4. Considerações finais

 

                Precedidas geralmente de uma classificação gramatical, as traduções que figuram nos dicionários bilíngües tradicionais são geralmente limitadas e não contextualizadas. Talvez isso se deva ao fato de os dicionários bilíngües (DB) serem restritos quanto à sua nomenclatura, ou por possuírem um número de entradas determinado pelo tamanho do dicionário requerido pelo editor, ou pelo fato de a sua consulta dever solucionar rapidamente problemas tradutórios, fornecendo ao consulente informações básicas referentes à semântica e à classificação gramatical do item procurado. Tais dicionários, salvo algumas exceções, não trazem exemplos contextualizados, nem na língua nacional, nem na língua estrangeira, restringindo-se a traduzirem construções cristalizadas de uma língua para a outra, bem como algumas poucas expressões idiomáticas.

Elaborado a partir de uma teoria valencial, um DB pode fornecer ao seu consulente, em se tratando de verbos, como exemplificado acima, uma boa visualização do tipo de complemento que requer o verbo com determinado significado (se são nomes abstratos, concretos, humanos etc.), das preposições que o acompanham, bem como do valor semântico do verbo (ação, ação-processo, processo ou estado). Abandona-se, portanto, a visão tradicional das gramáticas normativas no que diz respeito ao tratamento verbal (termos e descrições utilizados), dando lugar a um novo tipo de análise.
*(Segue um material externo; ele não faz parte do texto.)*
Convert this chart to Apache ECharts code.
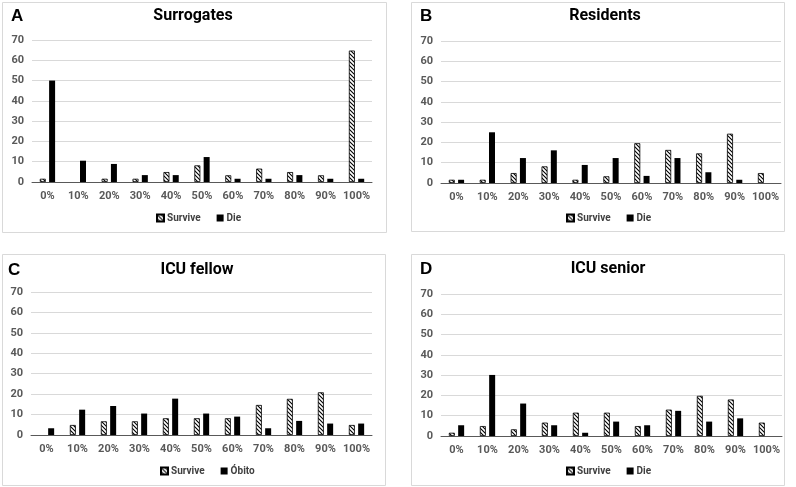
<!DOCTYPE html>
<html><head><meta charset="utf-8">
<script src="https://cdn.jsdelivr.net/npm/echarts@6/dist/echarts.min.js"></script>
<style>html,body{margin:0;padding:0;background:#fff}#c{width:796px;height:487px}</style>
</head><body><div id="c"></div>
<script>
const categories = ['0%','10%','20%','30%','40%','50%','60%','70%','80%','90%','100%'];
const yTicks = [0,10,20,30,40,50,60,70];

const surrogatesSurvive = [1.6,0,1.6,1.6,4.9,8.2,3.3,6.6,4.9,3.3,64.8];
const surrogatesDie     = [50,10.5,8.9,3.4,3.4,12.3,1.6,1.6,3.4,1.6,1.6];
const residentsSurvive  = [1.6,1.6,4.9,8.2,1.6,3.3,19.6,16.3,14.6,24.3,4.9];
const residentsDie      = [1.6,25,12.3,16.1,8.9,12.3,3.5,12.3,5.3,1.6,0];
const fellowSurvive     = [0,4.9,6.7,6.7,8.2,8.2,8.2,14.7,17.7,20.9,4.9];
const fellowObito       = [3.3,12.4,14.2,10.5,17.8,10.5,9.0,3.3,6.9,5.6,5.6];
const seniorSurvive     = [1.6,4.9,3.3,6.6,11.5,11.5,4.9,13.0,19.8,18.0,6.6];
const seniorDie         = [5.3,30.1,16,5.3,1.6,7.1,5.3,12.4,7.1,8.7,0];

const panels = [
  {letter:'A', title:'Surrogates', survive:surrogatesSurvive, die:surrogatesDie, dieName:'Die'},
  {letter:'B', title:'Residents', survive:residentsSurvive, die:residentsDie, dieName:'Die'},
  {letter:'C', title:'ICU fellow', survive:fellowSurvive, die:fellowObito, dieName:'Óbito'},
  {letter:'D', title:'ICU senior', survive:seniorSurvive, die:seniorDie, dieName:'Die'}
];

// layout
const grids = [
  {left:32, top:40, width:340, height:142},
  {left:441, top:41, width:340, height:142},
  {left:31, top:292, width:341, height:143},
  {left:441, top:294, width:341, height:142}
];
const boxes = [
  {x:2, y:2, w:384, h:230},
  {x:411, y:2, w:373, h:229},
  {x:2, y:254, w:383, h:231},
  {x:411, y:254, w:373, h:231}
];
const titlePos = [[193,16],[605,16],[197,270],[608,269]];
const letterPos = [[11,16],[420,16],[8,270],[420,269]];
const legendPos = [[156,213],[566,213],[160,466],[566,466]];

// hatch pattern
const pc = document.createElement('canvas');
pc.width = 4; pc.height = 4;
const g = pc.getContext('2d');
g.fillStyle = '#fff'; g.fillRect(0,0,4,4);
g.strokeStyle = '#000'; g.lineWidth = 1.1;
g.beginPath();
g.moveTo(-1,-1); g.lineTo(5,5);
g.moveTo(-1,3); g.lineTo(1,5);
g.moveTo(3,-1); g.lineTo(5,1);
g.stroke();
const hatch = {image: pc, repeat: 'repeat'};

const FONT = "Roboto,'Liberation Sans',sans-serif";
const nz = arr => arr.map(v => v === 0 ? null : v);

const option = {
  animation:false,
  backgroundColor:'#fff',
  textStyle:{fontFamily:FONT},
  grid:[], xAxis:[], yAxis:[], series:[], legend:[], graphic:[]
};

panels.forEach((p,i)=>{
  option.grid.push(Object.assign({containLabel:false}, grids[i]));
  option.xAxis.push({
    type:'category', gridIndex:i, data:categories,
    axisLine:{lineStyle:{color:'#595959',width:1}},
    axisTick:{show:false},
    axisLabel:{interval:0, color:'#595959', fontWeight:'bold', fontSize:11, fontFamily:FONT, margin:9}
  });
  option.yAxis.push({
    type:'value', gridIndex:i, min:yTicks[0], max:yTicks[yTicks.length-1], interval:10,
    axisLine:{show:false}, axisTick:{show:false},
    splitLine:{lineStyle:{color:'#d9d9d9',width:1}},
    axisLabel:{color:'#595959', fontWeight:'bold', fontSize:11, fontFamily:FONT, margin:8}
  });
  option.series.push({
    name:'Survive', type:'bar', xAxisIndex:i, yAxisIndex:i, data:nz(p.survive),
    barWidth:6, barGap:'55%',
    itemStyle:{color:hatch, borderColor:'#000', borderWidth:0.8}
  });
  option.series.push({
    name:p.dieName, type:'bar', xAxisIndex:i, yAxisIndex:i, data:nz(p.die),
    barWidth:6, barGap:'55%',
    itemStyle:{color:'#000'}
  });
  option.legend.push({
    data:['Survive', p.dieName],
    left:legendPos[i][0], top:legendPos[i][1], padding:0,
    itemWidth:7, itemHeight:7, itemGap:16,
    icon:'rect',
    textStyle:{color:'#404040', fontWeight:'bold', fontSize:10, fontFamily:FONT, padding:[0,0,0,-2]}
  });
  option.graphic.push({
    type:'rect', shape:{x:boxes[i].x+0.5, y:boxes[i].y+0.5, width:boxes[i].w, height:boxes[i].h},
    style:{fill:'none', stroke:'#d9d9d9', lineWidth:1}, z:-10
  });
  option.graphic.push({
    type:'text', x:titlePos[i][0], y:titlePos[i][1],
    style:{text:p.title, fill:'#000', font:"bold 16px "+FONT, textAlign:'center', textVerticalAlign:'middle'}
  });
  option.graphic.push({
    type:'text', x:letterPos[i][0], y:letterPos[i][1],
    style:{text:p.letter, fill:'#000', font:"bold 17px 'Liberation Sans',Arial,sans-serif", textAlign:'left', textVerticalAlign:'middle'}
  });
});

const chart = echarts.init(document.getElementById('c'), null, {renderer:'canvas'});
chart.setOption(option);
</script></body></html>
Cabe enfatizar ainda o quão importante e produtiva se torna a elaboração de um DB a partir de usos concretos das duas línguas em questão, pressupondo-se a utilização de um corpus para tal. Como os verbetes apresentados não se propõem a exaurir o tema mas antes são uma alternativa para a construção de dicionários bilíngües, numa pesquisa futura a busca dos equivalentes tradutórios deverá ser realizada a partir de um corpus das línguas italiana e francesa. Assim, almeja-se por meio deste artigo que novos dicionários bilíngües possam ser elaborados a partir das considerações feitas e dos resultados aqui obtidos.
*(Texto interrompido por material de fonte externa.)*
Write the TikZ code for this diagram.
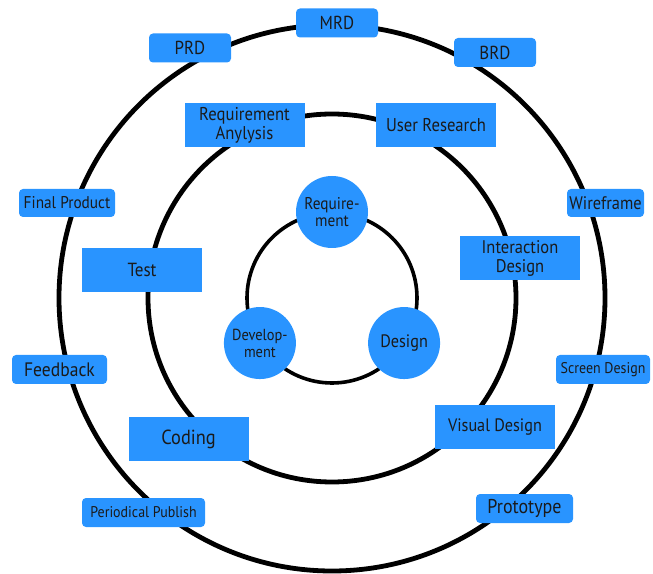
\documentclass[tikz,border=0pt]{standalone}
\usepackage{fontspec}
\setmainfont{PT Sans}[FakeStretch=0.9]
\usepackage{tikz}
\usetikzlibrary{calc}
\usepackage{xcolor}
\definecolor{boxblue}{HTML}{2994FF}
\definecolor{labelink}{HTML}{1A1A1A}
\newcommand{\pxfont}[1]{\fontsize{#1}{19}\selectfont}
\tikzset{
  ring/.style={draw=black, line width=4.8pt},
  phase/.style={circle, fill=boxblue, text=labelink, minimum size=72pt, inner sep=0pt,
    align=center, font=\fontsize{17}{17}\selectfont},
  task/.style={rectangle, fill=boxblue, text=labelink, minimum width=120pt, minimum height=44pt,
    inner sep=1pt, align=center, font=\pxfont{18.5}},
  doc/.style={rectangle, rounded corners=4pt, fill=boxblue, text=labelink, minimum height=29pt,
    inner sep=1pt, align=center, font=\pxfont{18.5}},
  smalldoc/.style={doc, font=\pxfont{15.5}}
}

\begin{document}
\begin{tikzpicture}[x=1pt, y=1pt]
  \useasboundingbox (0,0) rectangle (653,573);
  \coordinate (hub) at (332,275);

  % three rings
  \draw[ring] (hub) circle[radius=273];
  \draw[ring] (hub) circle[radius=184];
  \draw[ring, line width=3.6pt] (hub) circle[radius=85];

  % inner ring: phases
  \node[phase] (req) at ($(hub)+(90:86)$) {Require-\\ment};
  \node[phase, font=\pxfont{18}] (dsg) at ($(hub)+(-32:85)$) {Design};
  \node[phase, font=\fontsize{16}{17}\selectfont] (dev) at ($(hub)+(212:85)$) {Develop-\\ment};

  % middle ring: tasks
  \node[task] (reqana) at (244.5,448) {Requirement\\Anylysis};
  \node[task] (usres)  at (436,448)   {User Research};
  \node[task, font=\pxfont{19}] (test)   at (142,303)   {Test};
  \node[task, font=\pxfont{18.3}] (ixd)    at (520,315)   {Interaction\\Design};
  \node[task, font=\pxfont{20.4}] (coding) at (188.5,134) {Coding};
  \node[task, font=\pxfont{18}] (visd)   at (495,146)   {Visual Design};

  % outer ring: documents and outputs
  \node[doc, font=\pxfont{18.8}, minimum width=82pt] (mrd) at (337,550)   {MRD};
  \node[doc, font=\pxfont{18.8}, minimum width=82pt] (prd) at (190,525)   {PRD};
  \node[doc, font=\pxfont{18.8}, minimum width=82pt] (brd) at (495,520.5) {BRD};
  \node[doc, font=\pxfont{17}, minimum width=96pt, minimum height=28pt] (finalprod) at (67,370) {Final Product};
  \node[doc, font=\pxfont{18.2}, minimum width=77pt, minimum height=28pt] (wire) at (605.5,370) {Wireframe};
  \node[doc, font=\pxfont{19.5}, minimum width=95pt] (feedback) at (59.5,203.5) {Feedback};
  \node[smalldoc, minimum width=94pt] (screen) at (603,203.5) {Screen Design};
  \node[smalldoc, minimum width=123pt] (publish) at (143.5,60.5) {Periodical Publish};
  \node[doc, font=\pxfont{20}, minimum width=97pt] (proto) at (524.5,64.5) {Prototype};
\end{tikzpicture}
\end{document}
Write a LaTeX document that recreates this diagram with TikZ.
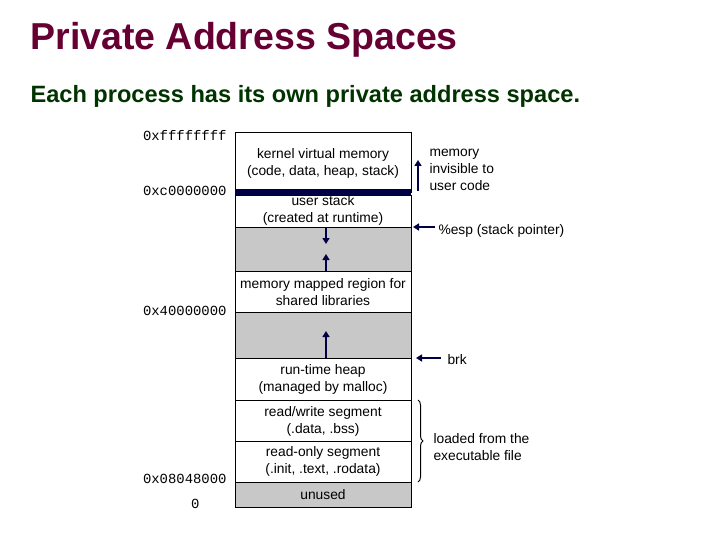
\documentclass[tikz,border=0pt]{standalone}
\usepackage{fontspec}
\setmainfont{Liberation Sans}
\newfontfamily\addrfont{Liberation Mono}
\usetikzlibrary{decorations.pathreplacing,arrows.meta}
\definecolor{titlec}{HTML}{660033}
\definecolor{subc}{HTML}{003300}
\definecolor{navy}{HTML}{000044}
\definecolor{grayfill}{HTML}{C8C8C8}
\tikzset{
  seg/.style={draw=black, line width=0.6pt, fill=white},
  gseg/.style={draw=black, line width=0.6pt, fill=grayfill},
  lbl/.style={font=\fontsize{13.8}{17}\selectfont, align=center},
  addr/.style={font=\addrfont\fontsize{13.9}{15}\selectfont, anchor=east},
  arr/.style={navy, line width=2pt, -{Triangle[length=6pt,width=7pt]}},
}
\begin{document}
\begin{tikzpicture}[x=1pt,y=-1pt]
\useasboundingbox (0,0) rectangle (720,540);
\node[anchor=west, text=titlec, font=\bfseries\fontsize{37.5}{40}\selectfont] (title) at (27,40) {Private Address Spaces};
\node[anchor=west, text=subc, font=\bfseries\fontsize{23.6}{26}\selectfont] (sub) at (27,96) {Each process has its own private address space.};
% segments
\draw[seg] (235,132) rectangle (411,192);
\fill[navy] (235,189) rectangle (411,195);
\draw[seg] (235,195) rectangle (411,227);
\draw[gseg] (235,227) rectangle (411,271);
\draw[seg] (235,271) rectangle (411,312);
\draw[gseg] (235,312) rectangle (411,358);
\draw[seg] (235,358) rectangle (411,400);
\draw[seg] (235,400) rectangle (411,441);
\draw[seg] (235,441) rectangle (411,482);
\draw[gseg] (235,482) rectangle (411,507);
% labels
\node[lbl] (k) at (323,163) {kernel virtual memory\\(code, data, heap, stack)};
\node[lbl] (us) at (323,210) {user stack\\(created at runtime)};
\node[lbl] (mm) at (323,292) {memory mapped region for\\shared libraries};
\node[lbl] (hp) at (323,379) {run-time heap\\(managed by malloc)};
\node[lbl] (rw) at (323,421) {read/write segment\\(.data, .bss)};
\node[lbl] (ro) at (323,461) {read-only segment\\(.init, .text, .rodata)};
\node[lbl] (un) at (323,495) {unused};
% addresses
\node[addr] (a1) at (230,136) {0xffffffff};
\node[addr] (a2) at (230,191) {0xc0000000};
\node[addr] (a3) at (230,311) {0x40000000};
\node[addr] (a4) at (230,479) {0x08048000};
\node[addr] (a5) at (203,504) {0};
% internal arrows
\coordinate (s1) at (326,227); \coordinate (s2) at (326,244);
\coordinate (g1) at (326,271); \coordinate (g2) at (326,254);
\coordinate (h1) at (326,358); \coordinate (h2) at (326,331);
\draw[arr] (s1) -- (s2);
\draw[arr] (g1) -- (g2);
\draw[arr] (h1) -- (h2);
% right side
\coordinate (k1) at (418,191); \coordinate (k2) at (418,160);
\draw[arr] (k1) -- (k2);
\node[lbl, anchor=north west, align=left] (inv) at (426,146) {memory\\invisible to\\user code};
\node[lbl, anchor=west] (esp) at (435,231) {\%esp (stack pointer)};
\coordinate (e2) at (413,227);
\draw[arr] (esp.west) ++(0,-4) coordinate (e1) -- (e2);
\node[lbl, anchor=west] (brk) at (444,360) {brk};
\coordinate (b1) at (441,358); \coordinate (b2) at (416,358);
\draw[arr] (b1) -- (b2);
\draw[line width=1pt, decorate, decoration={brace, amplitude=5pt}] (418,400) -- (418,482);
\node[lbl, anchor=west, align=left] (ld) at (430,447) {loaded from the\\executable file};
\end{tikzpicture}
\end{document}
                A proposta de se elaborar um verbete valencial partiu da experiência que as autoras deste artigo possuem em trabalhar com língua estrangeira, como professoras e tradutoras, e da dificuldade que sentem em operar com os dicionários bilíngües que se encontram à sua disposição: muitas vezes a tradução encontrada no DB corresponde somente a um corte semântico da palavra-entrada, cujo uso não se contextualiza. Desse modo, os verbetes bilíngües valenciais acima apresentados estão de acordo com as qualidades requeridas para um dicionário bilíngüe arroladas por Schimitz (1998:166): são dotados “de traços retirados do próprio dicionário monolíngüe”; “lançam mão do formato semibilíngüe com orações-modelo tanto na língua nacional (português) como na língua estrangeira”; e “apresentam orações advindas da língua e  cultura materna”. Dessa forma, o verbete bilíngüe valencial permitirá ao consulente brasileiro não somente traduzir orações do português para o italiano ou para o francês, mas aprender, no que diz respeito ao verbo, se determinada valência se aplica ou não ao seu equivalente tradutório, permitindo-lhe, assim, construir, criativamente, enunciados na língua estrangeira que aprende ou sobre a qual trabalha.

 

 

Referências bibliográficas

 

BORBA, F.S. (1996). Uma gramática de valências para o português. São Paulo: Ática.

__________ (Coord.-1991). Dicionário gramatical de verbos do português contemporâneo do Brasil. São Paulo: Editora UNESP.

CUNHA, C.F. (1994) Gramática da língua portuguesa. 12. ed. Rio de Janeiro: FAE.

GREVISSE, M. (1993) Le bon usage. 13. ed. Paris - Louvain-la-Neuve: Duculot.

ROBERT, P. (1995) Le nouveau petit Robert: dictionnaire alphabétique et analogique de la langue française. Paris: Dictionnaires Le Robert.

SCHMITZ, J.R. (1998). A problemática dos dicionários bilíngües. In: OLIVEIRA, A.M.P.P & ISQUERDO, A.N. (orgs.) As ciências do léxico: lexicologia, lexicografia, terminologia. Campo Grande, MS: Ed. UFMS.

SERIANNI, L. (1991) Grammatica italiana: italiano comune e lingua letteraria. Bologna: UTET Libreria.

ZINGARELLI, N. (1994). Lo Zingarelli 1995: vocabolario della lingua italiana. 12. ed. Bologna: Zanichelli.



[1] A elaboração de tal dicionário está em fase de acabamento.